ARIZONA LIMITS WARRANTLESS CAR SEARCHES WHEN DEFENDANT IS SECURED AND UNDER POLICE SUPERVISION. SURE TO GO TO U.S. SUPREME COURT.

July 27, 2007    AP

PHOENIX – A sharply divided Arizona Supreme Court ruled that it violates Fourth Amendment rights for police to search an arrested person’s car without a warrant when the scene is secure and the person is handcuffed, seated in a patrol car and under an officer’s supervision.
 

The issue has implications for personal privacy and police officers’ safety, and the state high court’s 3-2 ruling issued Wednesday in the Tucson case represents a dramatic departure in how such everyday circumstances involving traffic stops and other common situations have been handled by law enforcement.
 

A lawyer who argued the case on behalf of the state said the ruling may be appealed to the U.S. Supreme Court but that Arizona police must comply with it unless and until it is overturned.
 

Relying on interpretations on past rulings by federal and state appellate courts, Arizona police have felt free to conduct post-arrest searches of vehicles’ passenger compartments in order to check for weapons that could pose a threat to officers and for criminal evidence that could be destroyed.
 

Now, “if you arrest the driver, it’s not clear when they can search the car and when they can’t,” said Randall Howe, chief criminal appeals lawyer for the state Attorney General’s Office. “Now there is no bright line.”
 

Thomas J. Jacobs, a Tucson attorney for the defendant in the case, agreed and said the ruling could affect hundreds or even thousands of Arizona cases awaiting trial or pending appeal by requiring that authorities prove there were actual and justifiable circumstances allowing warrantless searches.
 

The ruling said the need for searches under officer-safety and evidence-preservation exceptions to constitutional protections from warrantless searches didn’t exist in circumstances such as those in the case decided in Wednesday’s ruling.
 

“In this technological age, when warrants can be obtained within minutes, it is not unreasonable to require that police officers obtain search warrants when they have probable cause to do so to protect a citizen’s right to be free from unreasonable governmental searches,” Vice Chief Justice Rebecca White Berch wrote for the majority.

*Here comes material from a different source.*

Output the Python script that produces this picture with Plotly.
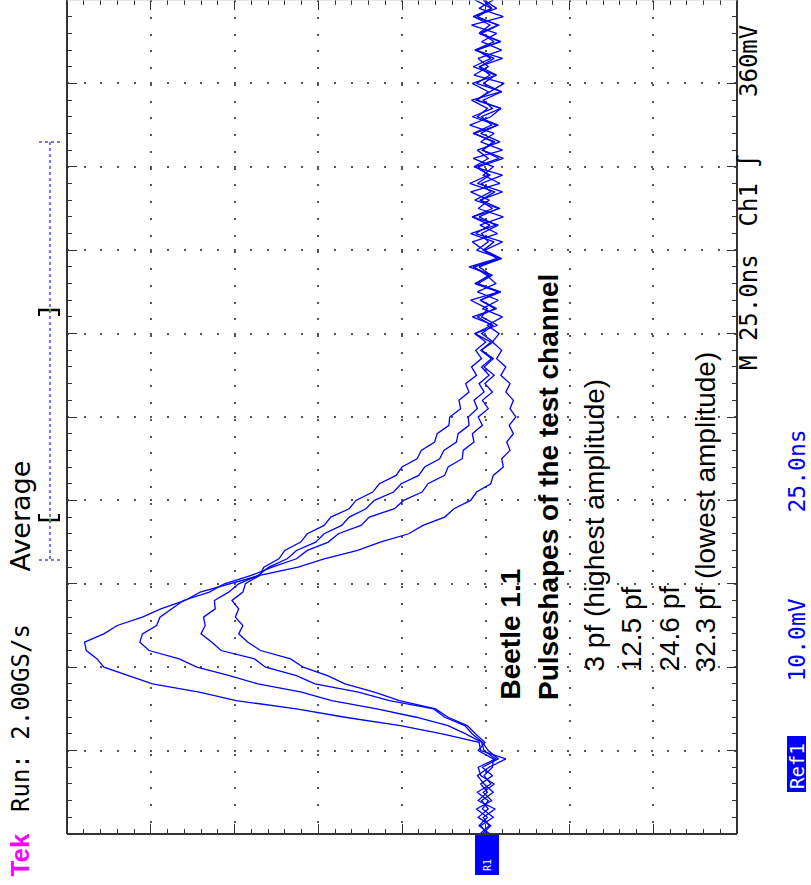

 Justices Michael D. Ryan and Andrew D. Hurwitz agreed with Berch. Justice W. Scott Bales wrote in a dissent joined by Chief Justice Ruth V. McGregor that the majority’s ruling conflicted with a 1981 U.S. Supreme Court decision on warrantless searches of vehicles.
 

Jacobs said it’s likely the top U.S. court would agree to hear an appeal by the state because his client’s claim was based only on the federal Fourth Amendment, not the Arizona Constitution’s equivalent privacy guarantee, and because numerous other state and federal courts have ruled differently from the Arizona court on the issue.
“This is a certainly a very significant ruling in the area of Fourth Amendment law,” Jacobs said. “The U.S. Supreme Court really has to deal with it now.”
 

In the case that produced the ruling, police on Aug. 25, 1999, seized cocaine and drug paraphernalia after Rodney Gant got out of his parked car and was arrested about 10 feet away by officers who had earlier learned that Gant was named on an arrest warrant for driving with a suspended license.
 

Gant had been handcuffed and placed in a locked patrol car under police supervision by the time police searched his car.
 

Lawyers for Tucson and two law enforcement organizations representing Arizona police chiefs and lawyers who train police had argued that post-arrest vehicle searches are vital for officer safety and that officers need a rule that is simple to understand.